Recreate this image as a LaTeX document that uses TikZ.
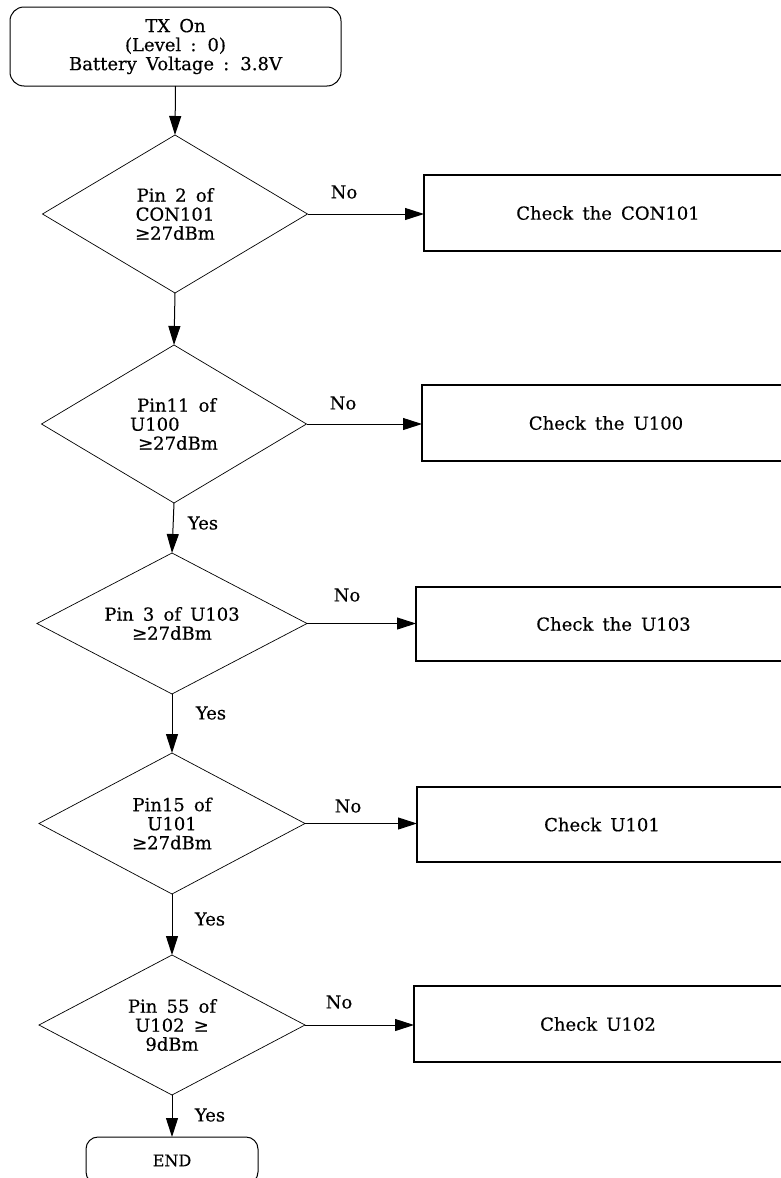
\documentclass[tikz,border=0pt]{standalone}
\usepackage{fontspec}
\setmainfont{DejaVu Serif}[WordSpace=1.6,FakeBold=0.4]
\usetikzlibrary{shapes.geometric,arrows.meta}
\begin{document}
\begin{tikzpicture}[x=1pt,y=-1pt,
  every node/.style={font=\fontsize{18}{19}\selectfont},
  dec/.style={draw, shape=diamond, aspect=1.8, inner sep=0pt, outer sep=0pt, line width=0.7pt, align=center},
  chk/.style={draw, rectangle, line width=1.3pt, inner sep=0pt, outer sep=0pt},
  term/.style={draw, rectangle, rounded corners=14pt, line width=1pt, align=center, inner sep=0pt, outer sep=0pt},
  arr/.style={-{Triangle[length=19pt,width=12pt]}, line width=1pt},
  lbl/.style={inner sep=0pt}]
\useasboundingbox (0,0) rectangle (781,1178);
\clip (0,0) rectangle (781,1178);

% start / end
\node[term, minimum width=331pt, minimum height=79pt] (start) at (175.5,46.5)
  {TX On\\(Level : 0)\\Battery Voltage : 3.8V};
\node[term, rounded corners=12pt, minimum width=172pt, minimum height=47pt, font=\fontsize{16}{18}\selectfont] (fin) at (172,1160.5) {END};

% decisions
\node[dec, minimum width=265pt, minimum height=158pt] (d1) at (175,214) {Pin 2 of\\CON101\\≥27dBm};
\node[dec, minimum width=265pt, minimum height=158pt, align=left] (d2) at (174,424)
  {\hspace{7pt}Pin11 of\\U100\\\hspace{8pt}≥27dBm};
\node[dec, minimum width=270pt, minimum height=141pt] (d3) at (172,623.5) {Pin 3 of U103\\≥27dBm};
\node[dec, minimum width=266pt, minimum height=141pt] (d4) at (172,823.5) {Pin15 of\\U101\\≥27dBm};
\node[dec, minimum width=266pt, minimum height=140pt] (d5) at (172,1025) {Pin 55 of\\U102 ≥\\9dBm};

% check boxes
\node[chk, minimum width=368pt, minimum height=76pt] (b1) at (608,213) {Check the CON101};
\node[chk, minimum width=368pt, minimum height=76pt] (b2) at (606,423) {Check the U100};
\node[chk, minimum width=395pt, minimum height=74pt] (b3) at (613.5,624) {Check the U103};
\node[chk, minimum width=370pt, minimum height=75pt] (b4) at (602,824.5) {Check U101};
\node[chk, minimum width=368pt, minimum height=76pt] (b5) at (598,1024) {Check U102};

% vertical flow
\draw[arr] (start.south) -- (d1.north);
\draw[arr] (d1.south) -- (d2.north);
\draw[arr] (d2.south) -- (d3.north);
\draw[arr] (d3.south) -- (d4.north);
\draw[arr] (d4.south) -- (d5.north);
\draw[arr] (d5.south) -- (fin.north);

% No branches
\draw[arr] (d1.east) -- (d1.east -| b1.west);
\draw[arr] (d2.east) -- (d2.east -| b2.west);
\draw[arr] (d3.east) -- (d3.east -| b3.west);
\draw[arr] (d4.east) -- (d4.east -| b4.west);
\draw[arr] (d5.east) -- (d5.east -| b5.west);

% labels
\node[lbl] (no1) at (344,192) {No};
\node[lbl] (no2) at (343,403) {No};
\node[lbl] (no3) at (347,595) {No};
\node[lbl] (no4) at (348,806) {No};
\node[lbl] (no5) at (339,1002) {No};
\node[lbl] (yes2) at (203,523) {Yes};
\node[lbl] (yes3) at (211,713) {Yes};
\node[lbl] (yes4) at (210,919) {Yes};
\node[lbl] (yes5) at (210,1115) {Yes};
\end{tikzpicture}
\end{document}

DESCRIPTION OF THE TASK
Omit every picture, then reproduce the rest of the listing exactly.

COMPLETE RESPONSE
Recreate this image as a LaTeX document that uses TikZ.
\documentclass[tikz,border=0pt]{standalone}
\usepackage{fontspec}
\setmainfont{DejaVu Serif}[WordSpace=1.6,FakeBold=0.4]
\usetikzlibrary{shapes.geometric,arrows.meta}
\begin{document}
\begin{tikzpicture}[x=1pt,y=-1pt,
  every node/.style={font=\fontsize{18}{19}\selectfont},
  dec/.style={draw, shape=diamond, aspect=1.8, inner sep=0pt, outer sep=0pt, line width=0.7pt, align=center},
  chk/.style={draw, rectangle, line width=1.3pt, inner sep=0pt, outer sep=0pt},
  term/.style={draw, rectangle, rounded corners=14pt, line width=1pt, align=center, inner sep=0pt, outer sep=0pt},
  arr/.style={-{Triangle[length=19pt,width=12pt]}, line width=1pt},
  lbl/.style={inner sep=0pt}]
\useasboundingbox (0,0) rectangle (781,1178);
\clip (0,0) rectangle (781,1178);

% start / end
\node[term, minimum width=331pt, minimum height=79pt] (start) at (175.5,46.5)
  {TX On\\(Level : 0)\\Battery Voltage : 3.8V};
\node[term, rounded corners=12pt, minimum width=172pt, minimum height=47pt, font=\fontsize{16}{18}\selectfont] (fin) at (172,1160.5) {END};

% decisions
\node[dec, minimum width=265pt, minimum height=158pt] (d1) at (175,214) {Pin 2 of\\CON101\\≥27dBm};
\node[dec, minimum width=265pt, minimum height=158pt, align=left] (d2) at (174,424)
  {\hspace{7pt}Pin11 of\\U100\\\hspace{8pt}≥27dBm};
\node[dec, minimum width=270pt, minimum height=141pt] (d3) at (172,623.5) {Pin 3 of U103\\≥27dBm};
\node[dec, minimum width=266pt, minimum height=141pt] (d4) at (172,823.5) {Pin15 of\\U101\\≥27dBm};
\node[dec, minimum width=266pt, minimum height=140pt] (d5) at (172,1025) {Pin 55 of\\U102 ≥\\9dBm};

% check boxes
\node[chk, minimum width=368pt, minimum height=76pt] (b1) at (608,213) {Check the CON101};
\node[chk, minimum width=368pt, minimum height=76pt] (b2) at (606,423) {Check the U100};
\node[chk, minimum width=395pt, minimum height=74pt] (b3) at (613.5,624) {Check the U103};
\node[chk, minimum width=370pt, minimum height=75pt] (b4) at (602,824.5) {Check U101};
\node[chk, minimum width=368pt, minimum height=76pt] (b5) at (598,1024) {Check U102};

% vertical flow
\draw[arr] (start.south) -- (d1.north);
\draw[arr] (d1.south) -- (d2.north);
\draw[arr] (d2.south) -- (d3.north);
\draw[arr] (d3.south) -- (d4.north);
\draw[arr] (d4.south) -- (d5.north);
\draw[arr] (d5.south) -- (fin.north);

% No branches
\draw[arr] (d1.east) -- (d1.east -| b1.west);
\draw[arr] (d2.east) -- (d2.east -| b2.west);
\draw[arr] (d3.east) -- (d3.east -| b3.west);
\draw[arr] (d4.east) -- (d4.east -| b4.west);
\draw[arr] (d5.east) -- (d5.east -| b5.west);

% labels
\node[lbl] (no1) at (344,192) {No};
\node[lbl] (no2) at (343,403) {No};
\node[lbl] (no3) at (347,595) {No};
\node[lbl] (no4) at (348,806) {No};
\node[lbl] (no5) at (339,1002) {No};
\node[lbl] (yes2) at (203,523) {Yes};
\node[lbl] (yes3) at (211,713) {Yes};
\node[lbl] (yes4) at (210,919) {Yes};
\node[lbl] (yes5) at (210,1115) {Yes};
\end{tikzpicture}
\end{document}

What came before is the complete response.